─── DATA LINES ───
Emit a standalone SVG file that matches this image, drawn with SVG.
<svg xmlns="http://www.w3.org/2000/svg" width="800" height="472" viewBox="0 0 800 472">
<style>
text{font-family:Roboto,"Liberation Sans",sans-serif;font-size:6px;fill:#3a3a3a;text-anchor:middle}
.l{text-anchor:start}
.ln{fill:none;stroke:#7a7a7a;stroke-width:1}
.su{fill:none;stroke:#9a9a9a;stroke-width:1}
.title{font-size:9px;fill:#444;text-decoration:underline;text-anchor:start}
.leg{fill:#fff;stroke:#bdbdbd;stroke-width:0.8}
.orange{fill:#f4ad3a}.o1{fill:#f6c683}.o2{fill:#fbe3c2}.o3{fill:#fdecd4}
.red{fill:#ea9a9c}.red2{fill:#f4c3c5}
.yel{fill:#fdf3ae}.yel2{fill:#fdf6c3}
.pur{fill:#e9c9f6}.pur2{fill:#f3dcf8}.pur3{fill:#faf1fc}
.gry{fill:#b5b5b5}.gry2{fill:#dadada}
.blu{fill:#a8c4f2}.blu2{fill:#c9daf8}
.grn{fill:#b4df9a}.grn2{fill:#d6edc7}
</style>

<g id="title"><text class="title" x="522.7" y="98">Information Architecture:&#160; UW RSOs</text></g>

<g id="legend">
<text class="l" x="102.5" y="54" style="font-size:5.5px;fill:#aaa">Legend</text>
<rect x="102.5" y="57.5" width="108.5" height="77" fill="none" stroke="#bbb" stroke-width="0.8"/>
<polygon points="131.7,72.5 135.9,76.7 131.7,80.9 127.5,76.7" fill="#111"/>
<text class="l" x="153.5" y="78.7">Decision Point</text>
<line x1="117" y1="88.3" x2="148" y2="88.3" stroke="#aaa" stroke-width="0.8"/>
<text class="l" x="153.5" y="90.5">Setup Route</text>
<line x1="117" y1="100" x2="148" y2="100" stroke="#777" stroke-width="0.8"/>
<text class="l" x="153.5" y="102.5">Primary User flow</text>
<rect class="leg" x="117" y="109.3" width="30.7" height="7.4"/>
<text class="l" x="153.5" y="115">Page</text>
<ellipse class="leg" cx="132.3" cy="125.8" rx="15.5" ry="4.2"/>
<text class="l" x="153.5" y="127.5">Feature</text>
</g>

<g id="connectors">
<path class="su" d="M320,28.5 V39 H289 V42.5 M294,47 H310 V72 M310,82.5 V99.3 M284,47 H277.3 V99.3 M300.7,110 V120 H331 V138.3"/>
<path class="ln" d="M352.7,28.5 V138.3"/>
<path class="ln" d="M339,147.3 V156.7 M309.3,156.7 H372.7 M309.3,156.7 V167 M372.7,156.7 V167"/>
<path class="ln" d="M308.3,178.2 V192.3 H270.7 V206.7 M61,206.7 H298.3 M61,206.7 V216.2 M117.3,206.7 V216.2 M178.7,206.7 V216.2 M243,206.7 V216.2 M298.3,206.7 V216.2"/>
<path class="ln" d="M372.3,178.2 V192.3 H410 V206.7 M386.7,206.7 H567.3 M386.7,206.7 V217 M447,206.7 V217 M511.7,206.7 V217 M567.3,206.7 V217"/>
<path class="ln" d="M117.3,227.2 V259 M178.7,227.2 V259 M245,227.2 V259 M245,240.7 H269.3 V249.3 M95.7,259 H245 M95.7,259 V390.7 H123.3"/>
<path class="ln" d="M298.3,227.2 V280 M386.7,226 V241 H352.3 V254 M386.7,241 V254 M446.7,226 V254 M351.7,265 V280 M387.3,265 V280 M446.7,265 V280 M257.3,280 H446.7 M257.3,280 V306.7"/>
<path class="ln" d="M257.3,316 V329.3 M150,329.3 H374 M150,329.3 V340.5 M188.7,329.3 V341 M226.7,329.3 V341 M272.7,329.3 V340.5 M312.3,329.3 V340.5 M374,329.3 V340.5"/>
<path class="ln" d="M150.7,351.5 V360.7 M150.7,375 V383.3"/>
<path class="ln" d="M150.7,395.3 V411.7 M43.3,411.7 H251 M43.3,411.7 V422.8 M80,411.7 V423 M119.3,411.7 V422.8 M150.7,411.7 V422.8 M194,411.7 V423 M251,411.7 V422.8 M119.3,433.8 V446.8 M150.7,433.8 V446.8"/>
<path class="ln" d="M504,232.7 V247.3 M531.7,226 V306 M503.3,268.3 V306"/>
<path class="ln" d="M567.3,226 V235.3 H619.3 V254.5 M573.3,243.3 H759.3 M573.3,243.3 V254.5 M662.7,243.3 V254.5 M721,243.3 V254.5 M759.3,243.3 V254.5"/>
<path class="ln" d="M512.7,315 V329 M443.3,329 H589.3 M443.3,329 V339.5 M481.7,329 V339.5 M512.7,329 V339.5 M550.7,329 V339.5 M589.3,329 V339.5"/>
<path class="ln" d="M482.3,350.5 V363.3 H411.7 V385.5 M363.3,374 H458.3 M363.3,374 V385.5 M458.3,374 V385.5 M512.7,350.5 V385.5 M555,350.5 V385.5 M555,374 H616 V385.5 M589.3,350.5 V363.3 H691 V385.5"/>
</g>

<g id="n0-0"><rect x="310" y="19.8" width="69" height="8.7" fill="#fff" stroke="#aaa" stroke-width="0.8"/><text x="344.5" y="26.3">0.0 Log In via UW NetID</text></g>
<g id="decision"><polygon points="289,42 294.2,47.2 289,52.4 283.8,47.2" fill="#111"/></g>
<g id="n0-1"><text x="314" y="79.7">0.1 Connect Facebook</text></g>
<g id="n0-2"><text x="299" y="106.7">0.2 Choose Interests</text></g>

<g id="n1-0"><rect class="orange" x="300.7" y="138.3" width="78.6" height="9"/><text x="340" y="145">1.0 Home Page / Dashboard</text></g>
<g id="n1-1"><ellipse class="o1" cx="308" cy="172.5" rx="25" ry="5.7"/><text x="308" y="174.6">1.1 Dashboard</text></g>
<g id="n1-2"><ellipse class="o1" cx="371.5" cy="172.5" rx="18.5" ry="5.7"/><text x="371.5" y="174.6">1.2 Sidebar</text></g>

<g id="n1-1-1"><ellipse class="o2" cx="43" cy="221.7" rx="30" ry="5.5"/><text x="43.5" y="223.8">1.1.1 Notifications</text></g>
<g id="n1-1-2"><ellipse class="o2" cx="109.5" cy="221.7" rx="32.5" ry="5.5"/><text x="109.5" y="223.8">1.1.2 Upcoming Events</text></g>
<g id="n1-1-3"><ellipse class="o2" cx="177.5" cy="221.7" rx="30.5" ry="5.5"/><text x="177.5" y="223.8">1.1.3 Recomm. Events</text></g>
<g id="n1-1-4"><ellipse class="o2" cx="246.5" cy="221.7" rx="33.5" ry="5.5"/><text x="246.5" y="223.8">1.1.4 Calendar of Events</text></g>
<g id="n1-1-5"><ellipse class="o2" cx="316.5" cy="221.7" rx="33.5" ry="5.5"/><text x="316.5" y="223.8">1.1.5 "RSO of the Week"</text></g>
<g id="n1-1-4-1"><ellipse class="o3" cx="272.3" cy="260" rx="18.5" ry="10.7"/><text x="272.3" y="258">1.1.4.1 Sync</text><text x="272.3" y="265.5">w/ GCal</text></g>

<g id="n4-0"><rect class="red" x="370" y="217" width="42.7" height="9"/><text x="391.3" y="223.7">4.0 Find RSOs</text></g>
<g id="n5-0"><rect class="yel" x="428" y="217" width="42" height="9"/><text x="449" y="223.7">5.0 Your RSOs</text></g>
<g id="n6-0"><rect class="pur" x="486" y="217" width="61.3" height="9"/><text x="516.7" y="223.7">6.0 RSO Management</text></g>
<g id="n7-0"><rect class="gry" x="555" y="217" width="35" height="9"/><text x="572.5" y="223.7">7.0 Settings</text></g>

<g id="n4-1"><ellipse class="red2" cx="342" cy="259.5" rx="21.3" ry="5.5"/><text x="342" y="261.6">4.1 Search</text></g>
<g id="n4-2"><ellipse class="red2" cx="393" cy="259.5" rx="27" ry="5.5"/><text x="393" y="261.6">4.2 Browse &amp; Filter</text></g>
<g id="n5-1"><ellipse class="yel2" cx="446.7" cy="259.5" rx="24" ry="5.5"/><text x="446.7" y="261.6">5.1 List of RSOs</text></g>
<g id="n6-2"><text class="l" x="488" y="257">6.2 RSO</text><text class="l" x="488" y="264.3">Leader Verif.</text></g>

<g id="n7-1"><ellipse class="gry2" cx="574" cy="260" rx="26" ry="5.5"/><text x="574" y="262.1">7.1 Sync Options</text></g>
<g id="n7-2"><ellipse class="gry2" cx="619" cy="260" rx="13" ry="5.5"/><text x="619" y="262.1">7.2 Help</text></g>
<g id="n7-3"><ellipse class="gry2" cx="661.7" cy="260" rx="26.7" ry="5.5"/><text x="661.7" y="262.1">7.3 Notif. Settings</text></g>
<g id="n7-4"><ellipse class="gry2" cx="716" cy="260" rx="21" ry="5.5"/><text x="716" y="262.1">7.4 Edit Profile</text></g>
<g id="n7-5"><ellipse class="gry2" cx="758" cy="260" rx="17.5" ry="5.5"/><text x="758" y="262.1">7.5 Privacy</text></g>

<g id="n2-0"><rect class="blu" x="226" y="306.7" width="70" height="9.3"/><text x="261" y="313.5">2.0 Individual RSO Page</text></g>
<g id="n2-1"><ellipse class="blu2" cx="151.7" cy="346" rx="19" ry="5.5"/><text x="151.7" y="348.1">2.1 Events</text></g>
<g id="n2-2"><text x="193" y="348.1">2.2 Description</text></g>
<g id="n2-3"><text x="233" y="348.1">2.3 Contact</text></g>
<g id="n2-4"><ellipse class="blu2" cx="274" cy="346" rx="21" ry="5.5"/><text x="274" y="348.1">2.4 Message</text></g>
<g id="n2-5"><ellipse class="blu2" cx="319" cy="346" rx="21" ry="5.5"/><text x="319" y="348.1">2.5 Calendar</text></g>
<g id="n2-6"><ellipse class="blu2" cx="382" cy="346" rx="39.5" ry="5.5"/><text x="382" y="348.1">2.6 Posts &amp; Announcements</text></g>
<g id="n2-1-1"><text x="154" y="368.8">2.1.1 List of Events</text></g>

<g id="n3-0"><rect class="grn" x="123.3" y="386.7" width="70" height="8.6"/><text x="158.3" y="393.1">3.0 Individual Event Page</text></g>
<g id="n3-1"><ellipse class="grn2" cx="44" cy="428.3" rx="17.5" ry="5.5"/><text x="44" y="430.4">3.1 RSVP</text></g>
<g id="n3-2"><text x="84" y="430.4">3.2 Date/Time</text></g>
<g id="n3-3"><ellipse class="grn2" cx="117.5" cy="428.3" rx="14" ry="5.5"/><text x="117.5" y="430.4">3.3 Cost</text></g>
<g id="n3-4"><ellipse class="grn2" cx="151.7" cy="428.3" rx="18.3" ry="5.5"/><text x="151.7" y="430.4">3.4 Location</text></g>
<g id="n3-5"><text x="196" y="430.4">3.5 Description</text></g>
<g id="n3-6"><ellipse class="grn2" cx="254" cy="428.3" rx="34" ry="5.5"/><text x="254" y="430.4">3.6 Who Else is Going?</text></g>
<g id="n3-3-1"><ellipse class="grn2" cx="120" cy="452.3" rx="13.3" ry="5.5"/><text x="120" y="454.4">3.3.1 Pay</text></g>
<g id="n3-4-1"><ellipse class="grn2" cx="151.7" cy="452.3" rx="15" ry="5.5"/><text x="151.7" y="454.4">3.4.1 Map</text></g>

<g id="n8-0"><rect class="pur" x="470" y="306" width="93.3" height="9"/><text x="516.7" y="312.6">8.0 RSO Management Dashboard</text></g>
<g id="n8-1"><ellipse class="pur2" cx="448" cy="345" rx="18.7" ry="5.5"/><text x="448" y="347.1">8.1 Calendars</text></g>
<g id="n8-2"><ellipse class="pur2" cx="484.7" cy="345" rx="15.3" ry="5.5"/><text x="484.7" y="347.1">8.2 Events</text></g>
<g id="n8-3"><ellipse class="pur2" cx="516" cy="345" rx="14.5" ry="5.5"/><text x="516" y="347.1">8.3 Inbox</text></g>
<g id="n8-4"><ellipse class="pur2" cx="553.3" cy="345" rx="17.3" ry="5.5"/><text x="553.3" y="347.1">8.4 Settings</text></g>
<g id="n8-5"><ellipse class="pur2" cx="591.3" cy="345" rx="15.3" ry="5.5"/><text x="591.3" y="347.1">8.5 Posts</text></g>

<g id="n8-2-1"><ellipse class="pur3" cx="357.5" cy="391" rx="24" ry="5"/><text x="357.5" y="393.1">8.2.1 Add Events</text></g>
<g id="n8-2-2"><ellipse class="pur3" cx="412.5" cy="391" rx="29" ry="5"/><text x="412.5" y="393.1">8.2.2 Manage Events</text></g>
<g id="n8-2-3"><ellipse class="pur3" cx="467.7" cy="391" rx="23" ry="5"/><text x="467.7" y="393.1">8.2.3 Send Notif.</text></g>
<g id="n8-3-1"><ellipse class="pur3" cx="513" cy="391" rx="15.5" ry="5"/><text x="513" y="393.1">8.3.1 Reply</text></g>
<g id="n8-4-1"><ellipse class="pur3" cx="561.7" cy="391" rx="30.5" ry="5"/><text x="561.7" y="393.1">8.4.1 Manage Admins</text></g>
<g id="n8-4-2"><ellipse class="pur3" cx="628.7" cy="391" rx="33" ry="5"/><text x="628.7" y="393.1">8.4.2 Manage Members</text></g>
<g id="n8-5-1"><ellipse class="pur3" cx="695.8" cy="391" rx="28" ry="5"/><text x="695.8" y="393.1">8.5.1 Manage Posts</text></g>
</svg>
───
- [GIVEN REQUEST]: Copy out only the lines running from the beginning of the data to the line with "Architecture:&#160; UW RSOs</text></g>", both ends included.

- [SOLUTION TO THIS PROBLEM]:
Emit a standalone SVG file that matches this image, drawn with SVG.
<svg xmlns="http://www.w3.org/2000/svg" width="800" height="472" viewBox="0 0 800 472">
<style>
text{font-family:Roboto,"Liberation Sans",sans-serif;font-size:6px;fill:#3a3a3a;text-anchor:middle}
.l{text-anchor:start}
.ln{fill:none;stroke:#7a7a7a;stroke-width:1}
.su{fill:none;stroke:#9a9a9a;stroke-width:1}
.title{font-size:9px;fill:#444;text-decoration:underline;text-anchor:start}
.leg{fill:#fff;stroke:#bdbdbd;stroke-width:0.8}
.orange{fill:#f4ad3a}.o1{fill:#f6c683}.o2{fill:#fbe3c2}.o3{fill:#fdecd4}
.red{fill:#ea9a9c}.red2{fill:#f4c3c5}
.yel{fill:#fdf3ae}.yel2{fill:#fdf6c3}
.pur{fill:#e9c9f6}.pur2{fill:#f3dcf8}.pur3{fill:#faf1fc}
.gry{fill:#b5b5b5}.gry2{fill:#dadada}
.blu{fill:#a8c4f2}.blu2{fill:#c9daf8}
.grn{fill:#b4df9a}.grn2{fill:#d6edc7}
</style>

<g id="title"><text class="title" x="522.7" y="98">Information Architecture:&#160; UW RSOs</text></g>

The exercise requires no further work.